Letting Go Of The Laughter
Letting Go Of The Laughter
It has been two weeks today, since I got the text that Robin Williams died. I stared in disbelief at my phone, thinking certainly it was a hoax, the same kind that promises me I will make a dollar from Bill Gates every time I share a message on Facebook. The reality finally seeped into all my conscious crevices, like a cold rain. The year I started comedy, I watched Robin Williams dazzle a sold out house at the Metropolitan Opera House, and I wept. I thought "what would it feel like to have that many people love you like that?" I do so hope he really knew the answer to that.
The marriage between despair and humor seems inseparable. Laughter and tears have the same cord that connects them on opposite ends. The funniest person in the room, might also just be the loneliest? After the lights go off, and the audience and help goes home, there you are, all alone. I have stood on stages with thousands of people in front of me, and then gone back out in the dark, to feel what that felt like too. It is like like looking at the Thanksgiving dishes when everyone has gone home. One minute there is all this energy and admiration for you, then poof, the lights go out and that moment of deep connection with the audience is broken. It is gone as fast as the neon lights fade. Then you are eating a to go meal on a white towel on your hotel room bed.
I have been a comic for 27 years and in the last few years of I have heard another voice inside my head, or maybe it is in my heart? The need to touch and inspire people has become as great as wanting to hear the laughter. When you are a stand up comic you are a professional people pleaser. If comics tell you they don't care if the audience liked them, they are lying. We are in the business of getting you to love us. Is there ever enough of that love? Is there enough to erase away whatever pain makes us stand up in front of strangers and work for approval and a paycheck? We are as good as our last set, and until we can rectify a bad one, we carry that memory with with us until we have erased it with laughter, then we are redeemed once again. I have lots more to share than jokes, and really at my core, and perhaps why I told the jokes, is my story. A story of feeling different and out of place, but in the laughter I felt at home. The more I know and accept myself the less I need that approval.

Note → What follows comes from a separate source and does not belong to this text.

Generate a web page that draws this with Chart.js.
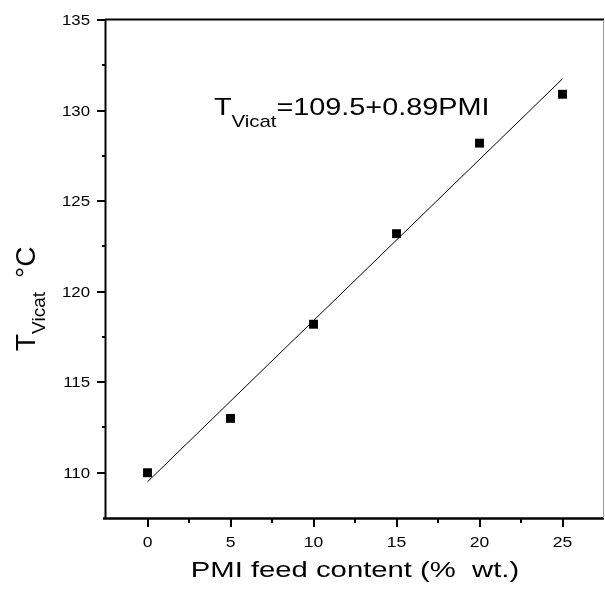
<!DOCTYPE html>
<html>
<head>
<meta charset="utf-8">
<script src="https://cdn.jsdelivr.net/npm/chart.js@4/dist/chart.umd.min.js"></script>
<style>
  html, body { margin: 0; padding: 0; background: #fff; }
  #wrap { width: 605px; height: 592px; }
</style>
</head>
<body>
<div id="wrap"><canvas id="vicatChart" width="605" height="592"></canvas></div>
<script>
// --- data ---
const feedContent = [0, 5, 10, 15, 20, 25];
const tVicat = [110.0, 113.0, 118.2, 123.2, 128.2, 130.9];
const fitX = [0, 25];
const fitY = [109.5, 131.75];

const xTicks = [0, 5, 10, 15, 20, 25];
const xMinor = [2.5, 7.5, 12.5, 17.5, 22.5];
const yTicks = [110, 115, 120, 125, 130, 135];
const yMinor = [112.5, 117.5, 122.5, 127.5, 132.5];

const FONT = '"Liberation Sans", Arial, sans-serif';

// the original scan is a bit wider than tall, so text gets stretched sideways
function wideText(ctx, text, x, y, size, align, k) {
    ctx.save();
    ctx.font = size + 'px ' + FONT;
    ctx.textAlign = align;
    ctx.textBaseline = 'alphabetic';
    ctx.translate(x, y);
    ctx.scale(k, 1);
    ctx.fillText(text, 0, 0);
    ctx.restore();
}

const axesPlugin = {
    id: 'originAxes',
    afterDraw(chart) {
        const ctx = chart.ctx;
        const a = chart.chartArea;
        const xs = chart.scales.x, ys = chart.scales.y;
        ctx.save();
        ctx.strokeStyle = '#000';
        ctx.fillStyle = '#000';

        // frame
        ctx.lineWidth = 2;
        ctx.beginPath();
        ctx.moveTo(a.left - 1, a.top - 0.5); ctx.lineTo(a.right, a.top - 0.5);
        ctx.moveTo(a.left - 0.5, a.top - 1); ctx.lineTo(a.left - 0.5, a.bottom + 1);
        ctx.stroke();
        ctx.lineWidth = 2.5;
        ctx.beginPath();
        ctx.moveTo(a.left - 3, a.bottom + 0.5); ctx.lineTo(a.right, a.bottom + 0.5);
        ctx.stroke();
        ctx.strokeStyle = '#999';
        ctx.lineWidth = 1;
        ctx.beginPath();
        ctx.moveTo(a.right - 0.5, a.top); ctx.lineTo(a.right - 0.5, a.bottom);
        ctx.stroke();

        // ticks
        ctx.strokeStyle = '#000';
        ctx.lineWidth = 2;
        ctx.beginPath();
        xTicks.forEach(v => { const px = Math.round(xs.getPixelForValue(v)); ctx.moveTo(px, a.bottom); ctx.lineTo(px, a.bottom + 9); });
        xMinor.forEach(v => { const px = Math.round(xs.getPixelForValue(v)); ctx.moveTo(px, a.bottom); ctx.lineTo(px, a.bottom + 5); });
        yTicks.forEach(v => { const py = Math.round(ys.getPixelForValue(v)); ctx.moveTo(a.left, py); ctx.lineTo(a.left - 9, py); });
        yMinor.forEach(v => { const py = Math.round(ys.getPixelForValue(v)); ctx.moveTo(a.left, py); ctx.lineTo(a.left - 4, py); });
        ctx.stroke();

        // tick labels
        xTicks.forEach(v => wideText(ctx, String(v), xs.getPixelForValue(v), a.bottom + 29, 14, 'center', 1.25));
        yTicks.forEach(v => wideText(ctx, String(v), a.left - 16, ys.getPixelForValue(v) + 5, 14, 'right', 1.2));

        // x title
        wideText(ctx, 'PMI feed content (%  wt.)', (a.left + a.right) / 2, a.bottom + 59, 22, 'center', 1.33);

        // y title: T_Vicat °C, rotated
        ctx.save();
        ctx.translate(35, 351);
        ctx.rotate(-Math.PI / 2);
        ctx.textAlign = 'left';
        ctx.font = '28px ' + FONT;
        ctx.fillText('T', 0, 0);
        let off = ctx.measureText('T').width;
        ctx.font = '19px ' + FONT;
        ctx.fillText('Vicat', off, 10);
        off += ctx.measureText('Vicat').width + 14;
        ctx.font = '28px ' + FONT;
        ctx.fillText('\u00B0C', off, 0);
        ctx.restore();

        // fit equation
        const ex = xs.getPixelForValue(4), ey = ys.getPixelForValue(129.75);
        const k = 1.2;
        ctx.save();
        ctx.translate(ex, ey);
        ctx.scale(k, 1);
        ctx.textAlign = 'left';
        ctx.font = '24px ' + FONT;
        ctx.fillText('T', 0, 0);
        let w = ctx.measureText('T').width;
        ctx.font = '17px ' + FONT;
        ctx.fillText('Vicat', w, 12);
        w += ctx.measureText('Vicat').width;
        ctx.font = '24px ' + FONT;
        ctx.fillText('=109.5+0.89PMI', w, 0);
        ctx.restore();

        ctx.restore();
    }
};

new Chart(document.getElementById('vicatChart'), {
    type: 'scatter',
    data: {
        datasets: [
            {
                label: 'T Vicat',
                data: feedContent.map((x, i) => ({ x: x, y: tVicat[i] })),
                pointStyle: 'rect',
                pointRadius: 6.3,
                pointHoverRadius: 6.3,
                backgroundColor: '#000',
                borderColor: '#000',
                borderWidth: 0
            },
            {
                label: 'fit',
                data: fitX.map((x, i) => ({ x: x, y: fitY[i] })),
                showLine: true,
                borderColor: '#000',
                borderWidth: 1,
                pointRadius: 0,
                fill: false
            }
        ]
    },
    options: {
        responsive: false,
        animation: false,
        layout: { autoPadding: false, padding: { left: 106, top: 20, right: 1, bottom: 74 } },
        plugins: { legend: { display: false }, tooltip: { enabled: false } },
        scales: {
            x: { type: 'linear', min: -2.5, max: 27.5, display: false },
            y: { type: 'linear', min: 107.5, max: 135, display: false }
        }
    },
    plugins: [axesPlugin]
});
</script>
</body>
</html>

Three years ago I made a conscious decision to start acting on my deepest dream, which was to not just do comedy, but also be an inspirational speaker. The first few times I spoke from my heart without punchlines, I had to really stay centered and know that just because they were not laughing did not mean they were not listening and FEELING. Jokes are immediate gratification, while touching people at their core is usually done in complete silence. I panicked the first few times, because I was so accustomed to the laughter and applause. I had to trade what I could not hear, for what I could FEEL. I could sense souls being moved, I could see the tears in their eyes, I could see the nods of acknowledgement and I knew in those moments of complete silence that I was making a difference. I knew my story, my challenges, my authenticity was moving people. I knew that my honesty was allowing them to speak their truth too. This new connection was deep and gratifying. I will always make people laugh, and comedy will always be a part of who I am, however, the sacred silence will now mean as much to me as the laughter.